**EXERCISE BRIEF**
Reproduce the lines below exactly, from the one containing "Emit a Python" through the one containing "ax.set_axisbelow(True)", both included. Leave out any pictures.

**DATA PROVIDED**
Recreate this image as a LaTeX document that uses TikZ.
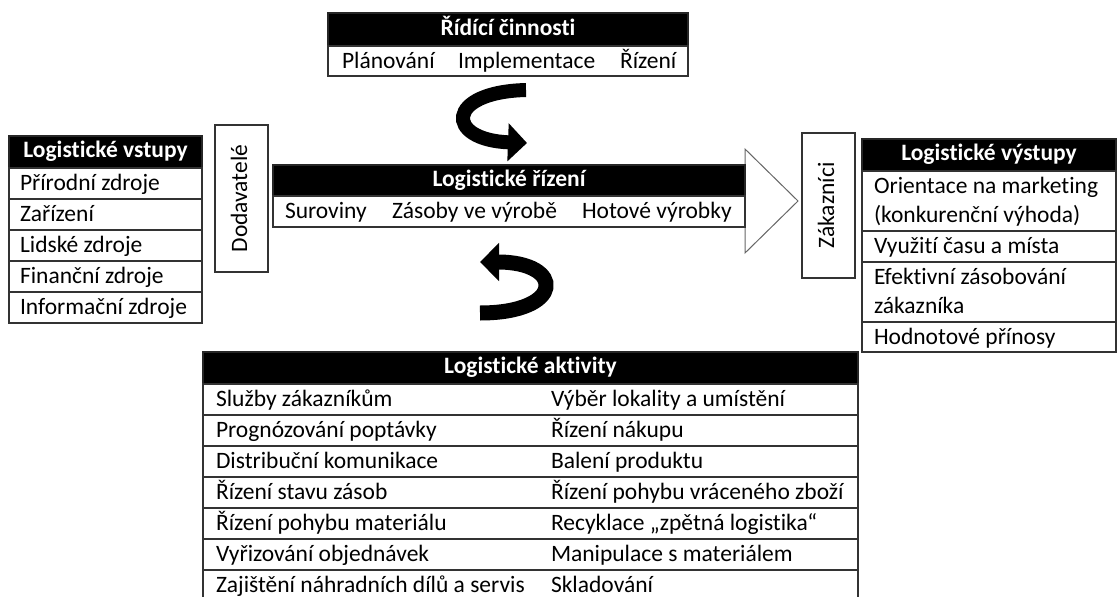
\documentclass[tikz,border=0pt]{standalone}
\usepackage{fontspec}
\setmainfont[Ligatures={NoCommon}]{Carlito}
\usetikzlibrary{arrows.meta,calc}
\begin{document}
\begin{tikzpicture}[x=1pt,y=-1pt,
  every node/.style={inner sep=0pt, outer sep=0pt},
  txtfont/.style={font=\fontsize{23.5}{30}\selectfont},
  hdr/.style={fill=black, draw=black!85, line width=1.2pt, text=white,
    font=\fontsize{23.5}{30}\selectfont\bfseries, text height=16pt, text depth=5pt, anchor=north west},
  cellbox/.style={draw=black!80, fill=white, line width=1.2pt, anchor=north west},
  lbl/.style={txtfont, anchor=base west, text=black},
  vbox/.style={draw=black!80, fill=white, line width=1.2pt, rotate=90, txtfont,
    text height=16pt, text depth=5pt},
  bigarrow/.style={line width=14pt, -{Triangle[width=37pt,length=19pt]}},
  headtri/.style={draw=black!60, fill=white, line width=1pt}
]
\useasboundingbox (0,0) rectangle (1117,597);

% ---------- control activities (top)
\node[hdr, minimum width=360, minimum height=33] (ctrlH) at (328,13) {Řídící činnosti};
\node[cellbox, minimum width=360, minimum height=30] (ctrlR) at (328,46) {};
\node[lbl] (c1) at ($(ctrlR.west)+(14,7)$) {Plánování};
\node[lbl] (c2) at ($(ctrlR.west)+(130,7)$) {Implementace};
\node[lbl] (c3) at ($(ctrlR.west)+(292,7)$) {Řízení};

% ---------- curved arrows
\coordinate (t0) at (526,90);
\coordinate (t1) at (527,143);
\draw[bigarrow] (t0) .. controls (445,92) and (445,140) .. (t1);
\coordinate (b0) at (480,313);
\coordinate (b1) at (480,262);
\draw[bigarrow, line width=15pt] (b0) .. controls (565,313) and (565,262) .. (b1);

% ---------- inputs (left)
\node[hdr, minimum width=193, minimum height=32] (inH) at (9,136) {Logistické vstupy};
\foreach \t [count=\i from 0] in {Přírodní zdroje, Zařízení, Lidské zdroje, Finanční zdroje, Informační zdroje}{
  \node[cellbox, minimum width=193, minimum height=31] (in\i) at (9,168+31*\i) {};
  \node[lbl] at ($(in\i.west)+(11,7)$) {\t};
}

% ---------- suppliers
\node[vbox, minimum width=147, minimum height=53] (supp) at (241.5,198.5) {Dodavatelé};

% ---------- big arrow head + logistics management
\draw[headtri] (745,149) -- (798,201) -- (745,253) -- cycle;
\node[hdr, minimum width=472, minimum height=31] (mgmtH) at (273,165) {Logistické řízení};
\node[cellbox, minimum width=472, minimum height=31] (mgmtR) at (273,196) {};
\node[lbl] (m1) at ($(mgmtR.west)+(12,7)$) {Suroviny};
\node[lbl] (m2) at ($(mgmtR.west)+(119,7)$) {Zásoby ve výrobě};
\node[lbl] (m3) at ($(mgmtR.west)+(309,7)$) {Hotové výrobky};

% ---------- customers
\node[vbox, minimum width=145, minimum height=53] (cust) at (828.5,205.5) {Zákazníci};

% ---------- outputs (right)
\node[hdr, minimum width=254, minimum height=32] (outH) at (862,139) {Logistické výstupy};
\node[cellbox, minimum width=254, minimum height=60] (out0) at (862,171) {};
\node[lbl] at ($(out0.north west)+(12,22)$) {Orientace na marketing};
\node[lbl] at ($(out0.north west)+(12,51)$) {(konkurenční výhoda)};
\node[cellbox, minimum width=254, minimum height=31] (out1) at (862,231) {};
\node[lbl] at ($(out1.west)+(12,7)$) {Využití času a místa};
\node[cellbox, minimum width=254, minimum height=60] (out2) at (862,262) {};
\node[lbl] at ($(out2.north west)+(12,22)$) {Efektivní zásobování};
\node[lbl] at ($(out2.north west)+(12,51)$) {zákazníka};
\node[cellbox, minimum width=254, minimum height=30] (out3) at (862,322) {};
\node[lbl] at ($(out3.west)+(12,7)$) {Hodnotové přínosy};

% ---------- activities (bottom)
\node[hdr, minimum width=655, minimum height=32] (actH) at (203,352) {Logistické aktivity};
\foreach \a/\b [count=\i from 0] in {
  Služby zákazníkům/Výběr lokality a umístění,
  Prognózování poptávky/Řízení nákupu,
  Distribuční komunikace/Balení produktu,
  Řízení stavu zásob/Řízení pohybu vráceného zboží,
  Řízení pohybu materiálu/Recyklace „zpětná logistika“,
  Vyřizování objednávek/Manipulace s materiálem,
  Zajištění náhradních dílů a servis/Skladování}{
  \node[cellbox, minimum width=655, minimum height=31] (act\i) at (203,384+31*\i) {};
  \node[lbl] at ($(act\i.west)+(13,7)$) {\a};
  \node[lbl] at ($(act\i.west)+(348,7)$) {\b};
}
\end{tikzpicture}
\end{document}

==

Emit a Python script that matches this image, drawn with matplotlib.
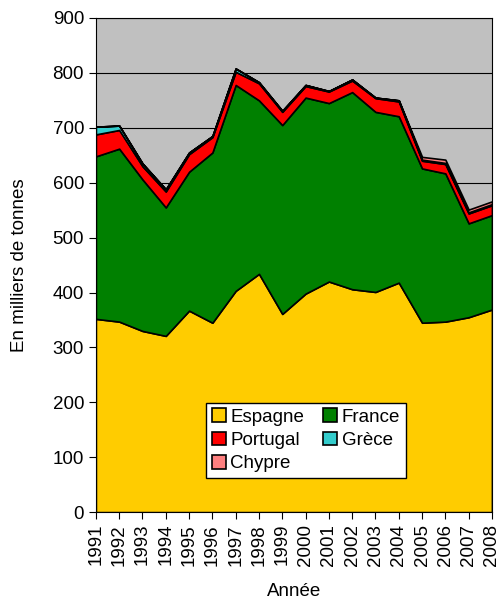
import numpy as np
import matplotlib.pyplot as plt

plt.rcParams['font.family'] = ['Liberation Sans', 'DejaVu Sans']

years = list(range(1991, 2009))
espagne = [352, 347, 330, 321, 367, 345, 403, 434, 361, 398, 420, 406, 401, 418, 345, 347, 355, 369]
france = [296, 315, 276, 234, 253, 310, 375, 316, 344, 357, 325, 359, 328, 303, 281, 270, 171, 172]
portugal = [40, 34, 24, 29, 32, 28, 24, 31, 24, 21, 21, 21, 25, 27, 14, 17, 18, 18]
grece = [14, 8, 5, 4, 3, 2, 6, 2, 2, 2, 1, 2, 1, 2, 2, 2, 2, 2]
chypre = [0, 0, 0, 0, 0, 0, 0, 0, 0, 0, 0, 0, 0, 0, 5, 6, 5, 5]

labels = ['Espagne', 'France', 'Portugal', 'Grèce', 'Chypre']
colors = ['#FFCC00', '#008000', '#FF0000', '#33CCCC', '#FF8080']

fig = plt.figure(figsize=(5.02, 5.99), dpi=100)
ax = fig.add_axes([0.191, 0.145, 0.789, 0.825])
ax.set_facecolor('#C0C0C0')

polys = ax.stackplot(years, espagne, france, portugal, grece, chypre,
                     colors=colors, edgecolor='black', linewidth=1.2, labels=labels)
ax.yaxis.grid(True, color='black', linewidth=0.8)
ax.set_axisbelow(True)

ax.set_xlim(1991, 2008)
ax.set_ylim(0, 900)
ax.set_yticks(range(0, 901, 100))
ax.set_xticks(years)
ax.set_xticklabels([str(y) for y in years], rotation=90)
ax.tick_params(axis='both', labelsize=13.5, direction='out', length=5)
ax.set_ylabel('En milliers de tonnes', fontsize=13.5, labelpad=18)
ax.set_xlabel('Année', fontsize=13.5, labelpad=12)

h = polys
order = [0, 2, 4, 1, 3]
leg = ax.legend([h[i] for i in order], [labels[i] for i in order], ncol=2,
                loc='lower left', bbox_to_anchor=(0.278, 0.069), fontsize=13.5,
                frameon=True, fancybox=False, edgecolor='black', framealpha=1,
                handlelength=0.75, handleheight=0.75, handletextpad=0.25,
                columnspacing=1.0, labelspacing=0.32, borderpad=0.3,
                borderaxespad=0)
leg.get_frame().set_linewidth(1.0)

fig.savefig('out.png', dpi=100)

--

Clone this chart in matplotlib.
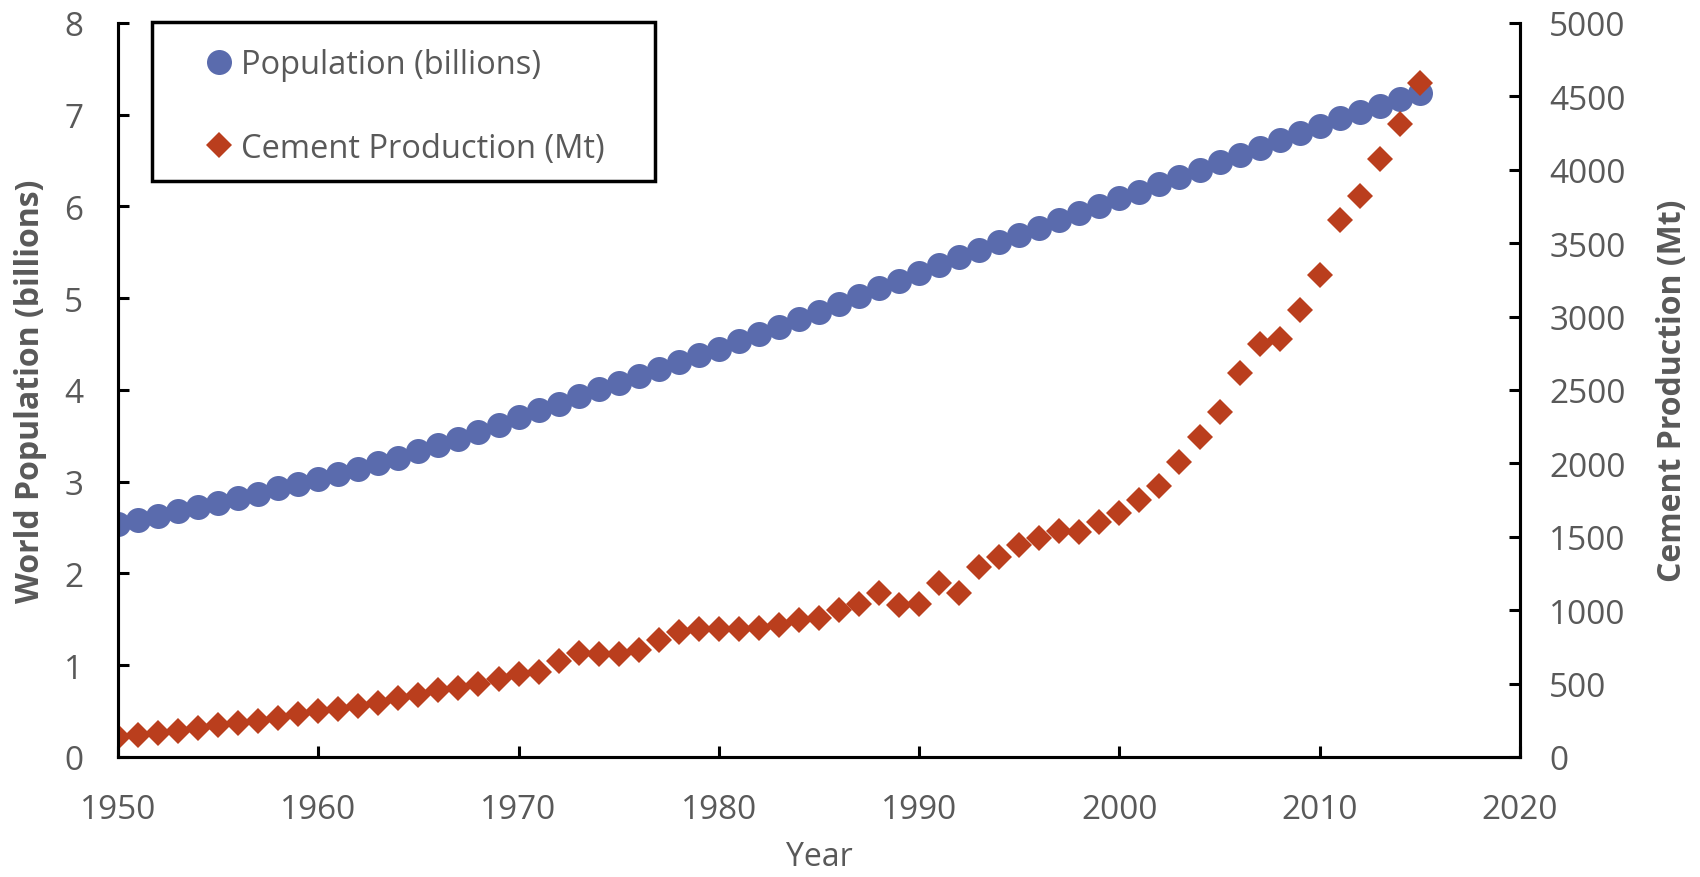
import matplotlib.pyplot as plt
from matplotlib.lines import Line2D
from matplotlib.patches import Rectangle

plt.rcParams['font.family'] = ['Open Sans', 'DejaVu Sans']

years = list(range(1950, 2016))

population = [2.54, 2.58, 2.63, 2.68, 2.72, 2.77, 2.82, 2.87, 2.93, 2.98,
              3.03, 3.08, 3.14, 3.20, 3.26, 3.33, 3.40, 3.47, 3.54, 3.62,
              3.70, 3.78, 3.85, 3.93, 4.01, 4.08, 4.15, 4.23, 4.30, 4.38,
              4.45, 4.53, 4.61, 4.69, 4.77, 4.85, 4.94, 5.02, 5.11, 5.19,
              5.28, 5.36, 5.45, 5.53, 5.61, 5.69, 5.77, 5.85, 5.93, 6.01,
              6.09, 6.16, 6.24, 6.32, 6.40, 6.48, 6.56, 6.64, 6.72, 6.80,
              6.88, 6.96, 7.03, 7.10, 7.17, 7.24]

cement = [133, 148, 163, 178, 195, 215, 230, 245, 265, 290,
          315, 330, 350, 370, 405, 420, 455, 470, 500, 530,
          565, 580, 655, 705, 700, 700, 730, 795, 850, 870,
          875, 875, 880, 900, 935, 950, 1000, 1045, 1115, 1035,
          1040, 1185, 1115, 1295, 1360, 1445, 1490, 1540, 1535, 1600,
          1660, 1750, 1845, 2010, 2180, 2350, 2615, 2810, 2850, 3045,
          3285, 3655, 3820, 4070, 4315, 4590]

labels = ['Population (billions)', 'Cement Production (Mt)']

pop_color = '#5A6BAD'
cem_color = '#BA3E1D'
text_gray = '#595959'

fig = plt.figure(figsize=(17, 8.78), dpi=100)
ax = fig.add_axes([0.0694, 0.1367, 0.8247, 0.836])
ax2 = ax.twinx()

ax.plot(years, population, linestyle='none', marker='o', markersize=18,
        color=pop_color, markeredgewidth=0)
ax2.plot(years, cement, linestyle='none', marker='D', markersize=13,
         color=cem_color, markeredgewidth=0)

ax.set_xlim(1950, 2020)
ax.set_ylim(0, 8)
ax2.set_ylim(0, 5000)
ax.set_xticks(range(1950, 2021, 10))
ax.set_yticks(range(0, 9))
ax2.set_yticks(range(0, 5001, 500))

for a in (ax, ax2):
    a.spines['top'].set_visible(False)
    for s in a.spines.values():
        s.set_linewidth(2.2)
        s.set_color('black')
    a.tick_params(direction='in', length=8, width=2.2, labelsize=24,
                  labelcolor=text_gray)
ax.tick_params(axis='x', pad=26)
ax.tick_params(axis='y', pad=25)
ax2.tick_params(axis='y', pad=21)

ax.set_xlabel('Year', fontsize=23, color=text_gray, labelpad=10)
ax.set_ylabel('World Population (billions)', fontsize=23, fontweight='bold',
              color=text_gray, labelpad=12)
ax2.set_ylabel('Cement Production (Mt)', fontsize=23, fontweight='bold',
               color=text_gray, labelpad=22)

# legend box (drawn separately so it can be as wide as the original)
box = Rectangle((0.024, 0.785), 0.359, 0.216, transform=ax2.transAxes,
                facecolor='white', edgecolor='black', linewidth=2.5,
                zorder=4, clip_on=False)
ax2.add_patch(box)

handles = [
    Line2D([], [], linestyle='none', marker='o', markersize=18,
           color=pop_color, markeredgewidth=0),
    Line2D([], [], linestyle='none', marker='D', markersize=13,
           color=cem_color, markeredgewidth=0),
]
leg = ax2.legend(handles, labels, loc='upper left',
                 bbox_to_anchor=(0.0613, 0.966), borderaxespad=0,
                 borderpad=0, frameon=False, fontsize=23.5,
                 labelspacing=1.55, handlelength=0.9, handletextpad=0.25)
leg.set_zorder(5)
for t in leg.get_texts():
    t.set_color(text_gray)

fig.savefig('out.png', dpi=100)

**REPLY**
Emit a Python script that matches this image, drawn with matplotlib.
import numpy as np
import matplotlib.pyplot as plt

plt.rcParams['font.family'] = ['Liberation Sans', 'DejaVu Sans']

years = list(range(1991, 2009))
espagne = [352, 347, 330, 321, 367, 345, 403, 434, 361, 398, 420, 406, 401, 418, 345, 347, 355, 369]
france = [296, 315, 276, 234, 253, 310, 375, 316, 344, 357, 325, 359, 328, 303, 281, 270, 171, 172]
portugal = [40, 34, 24, 29, 32, 28, 24, 31, 24, 21, 21, 21, 25, 27, 14, 17, 18, 18]
grece = [14, 8, 5, 4, 3, 2, 6, 2, 2, 2, 1, 2, 1, 2, 2, 2, 2, 2]
chypre = [0, 0, 0, 0, 0, 0, 0, 0, 0, 0, 0, 0, 0, 0, 5, 6, 5, 5]

labels = ['Espagne', 'France', 'Portugal', 'Grèce', 'Chypre']
colors = ['#FFCC00', '#008000', '#FF0000', '#33CCCC', '#FF8080']

fig = plt.figure(figsize=(5.02, 5.99), dpi=100)
ax = fig.add_axes([0.191, 0.145, 0.789, 0.825])
ax.set_facecolor('#C0C0C0')

polys = ax.stackplot(years, espagne, france, portugal, grece, chypre,
                     colors=colors, edgecolor='black', linewidth=1.2, labels=labels)
ax.yaxis.grid(True, color='black', linewidth=0.8)
ax.set_axisbelow(True)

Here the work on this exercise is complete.